Na tegoroczny wielkoszlemowy Roland Garros polscy fani czekają z wielkim zniecierpliwieniem. Wszystko ze względu na świetną dyspozycję Igi Świątek, która wygrała już 5 turniejów z rzędu i od wielu tygodni jest niepokonana na światowych kortach. French Open to dla niej wyjątkowa impreza i wiadomo, że Polka zrobi wszystko, aby powtórzyć sukces z 2020 roku i znów wygrać ten niezwykle prestiżowy turniej. Oficjalnie Roland Garros startuje 22 maja, ale już wcześniej prowadzone są kwalifikacje i to właśnie w ich trakcie miało dojść do przestępstwa. Policja we Francji otrzymała zgłoszenie, że jeden z meczów kwalifikacyjnych do French Open został ustawiony!

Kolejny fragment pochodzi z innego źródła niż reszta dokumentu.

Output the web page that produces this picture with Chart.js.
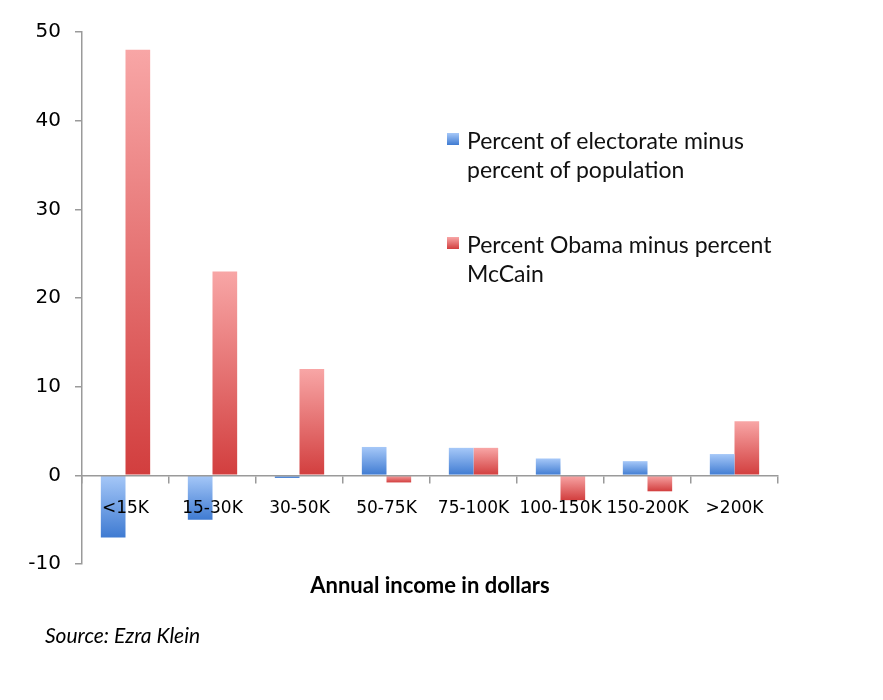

Oszustwo na French Open? Kuriozalny mecz dwóch kwalifikantów
O całym zdarzeniu donosi francuska gazeta „L’Equipe”, która informuje, że do przestępstwa miało dość w rywalizacji Dudiego Seli z Bernabe Zapatą Mirallesem. Hiszpan wyraźnie pokonał Selę 6:3, 6:0 i awansował do kolejnej fazy kwalifikacji. Wynik być może nie byłby tak zaskakujący (zawodników dzieli sporo miejsc w rankingu ATP) gdyby nie fakt, że Sela zagrał niezwykle słabo w drugim secie, a to właśnie w drugiej partii pojawiła się bardzo duża, większa niż zwykle, liczba zakładów na to spotkanie, a większość miała pochodzić z Cypru, Armenii i Ukrainy.
Sprawą zajmuje się francuski organ do ścigania przestępczości związaną z korupcją. Gdyby podejrzenia się potwierdziły, byłby to jeden z większych skandali ostatnich lat. Nie zakłóci to oczywiście przebiegu właściwej rywalizacji. French Open rusza 22 maja i trwać będzie do 5 czerwca, a jest o co walczyć, bo organizatorzy wyraźnie „podbili stawkę”. Rok temu Djoković i Krejcikova zgarnęli za zwycięstwo po 1,4 mln euro. Tym razem dla zwycięzców w singlu przewidziano aż 2,2 mln euro!